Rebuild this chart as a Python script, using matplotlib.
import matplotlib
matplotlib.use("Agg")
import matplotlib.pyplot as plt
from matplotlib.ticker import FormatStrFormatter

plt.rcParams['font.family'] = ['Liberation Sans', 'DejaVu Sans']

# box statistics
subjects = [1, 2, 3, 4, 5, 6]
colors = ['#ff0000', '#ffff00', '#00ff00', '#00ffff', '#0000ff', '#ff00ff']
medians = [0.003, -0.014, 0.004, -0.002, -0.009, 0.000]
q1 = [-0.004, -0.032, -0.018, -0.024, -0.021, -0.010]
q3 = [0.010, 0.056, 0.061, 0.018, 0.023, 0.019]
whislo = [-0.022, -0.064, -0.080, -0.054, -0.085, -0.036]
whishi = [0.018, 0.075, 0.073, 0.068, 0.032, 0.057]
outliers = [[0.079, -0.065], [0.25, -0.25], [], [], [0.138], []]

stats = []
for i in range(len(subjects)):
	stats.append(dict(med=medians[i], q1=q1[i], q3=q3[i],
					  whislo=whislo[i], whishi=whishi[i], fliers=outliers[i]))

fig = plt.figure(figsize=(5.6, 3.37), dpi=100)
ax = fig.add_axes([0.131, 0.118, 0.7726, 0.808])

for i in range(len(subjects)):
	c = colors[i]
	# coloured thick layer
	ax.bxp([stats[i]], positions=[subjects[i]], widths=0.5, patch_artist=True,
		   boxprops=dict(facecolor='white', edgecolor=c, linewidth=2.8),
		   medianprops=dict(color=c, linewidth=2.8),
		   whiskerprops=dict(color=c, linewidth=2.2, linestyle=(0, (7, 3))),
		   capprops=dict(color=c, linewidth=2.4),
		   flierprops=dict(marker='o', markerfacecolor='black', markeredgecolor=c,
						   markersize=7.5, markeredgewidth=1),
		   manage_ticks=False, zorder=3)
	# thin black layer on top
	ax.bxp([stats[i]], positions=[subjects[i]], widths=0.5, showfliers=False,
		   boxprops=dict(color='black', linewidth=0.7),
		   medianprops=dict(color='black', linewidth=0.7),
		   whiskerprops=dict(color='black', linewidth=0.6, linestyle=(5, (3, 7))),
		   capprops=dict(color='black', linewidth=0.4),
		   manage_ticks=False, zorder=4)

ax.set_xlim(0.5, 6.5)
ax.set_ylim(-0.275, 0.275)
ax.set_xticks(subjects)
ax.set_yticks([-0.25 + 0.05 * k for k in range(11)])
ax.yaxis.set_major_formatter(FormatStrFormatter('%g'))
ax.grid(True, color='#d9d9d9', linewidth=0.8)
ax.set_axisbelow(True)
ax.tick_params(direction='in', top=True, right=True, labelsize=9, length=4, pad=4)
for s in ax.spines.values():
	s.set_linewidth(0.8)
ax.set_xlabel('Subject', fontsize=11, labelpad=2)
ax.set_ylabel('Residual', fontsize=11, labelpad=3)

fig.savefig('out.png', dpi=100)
# # # # # # #
— WHAT YOU HAVE TO DO —
Please give an exact restatement of only the lines from the beginning of the material above to the line with "ax = fig.add_axes([0.131, 0.118, 0.7726, 0.808])", inclusive.

— ANSWER —
Rebuild this chart as a Python script, using matplotlib.
import matplotlib
matplotlib.use("Agg")
import matplotlib.pyplot as plt
from matplotlib.ticker import FormatStrFormatter

plt.rcParams['font.family'] = ['Liberation Sans', 'DejaVu Sans']

# box statistics
subjects = [1, 2, 3, 4, 5, 6]
colors = ['#ff0000', '#ffff00', '#00ff00', '#00ffff', '#0000ff', '#ff00ff']
medians = [0.003, -0.014, 0.004, -0.002, -0.009, 0.000]
q1 = [-0.004, -0.032, -0.018, -0.024, -0.021, -0.010]
q3 = [0.010, 0.056, 0.061, 0.018, 0.023, 0.019]
whislo = [-0.022, -0.064, -0.080, -0.054, -0.085, -0.036]
whishi = [0.018, 0.075, 0.073, 0.068, 0.032, 0.057]
outliers = [[0.079, -0.065], [0.25, -0.25], [], [], [0.138], []]

stats = []
for i in range(len(subjects)):
	stats.append(dict(med=medians[i], q1=q1[i], q3=q3[i],
					  whislo=whislo[i], whishi=whishi[i], fliers=outliers[i]))

fig = plt.figure(figsize=(5.6, 3.37), dpi=100)
ax = fig.add_axes([0.131, 0.118, 0.7726, 0.808])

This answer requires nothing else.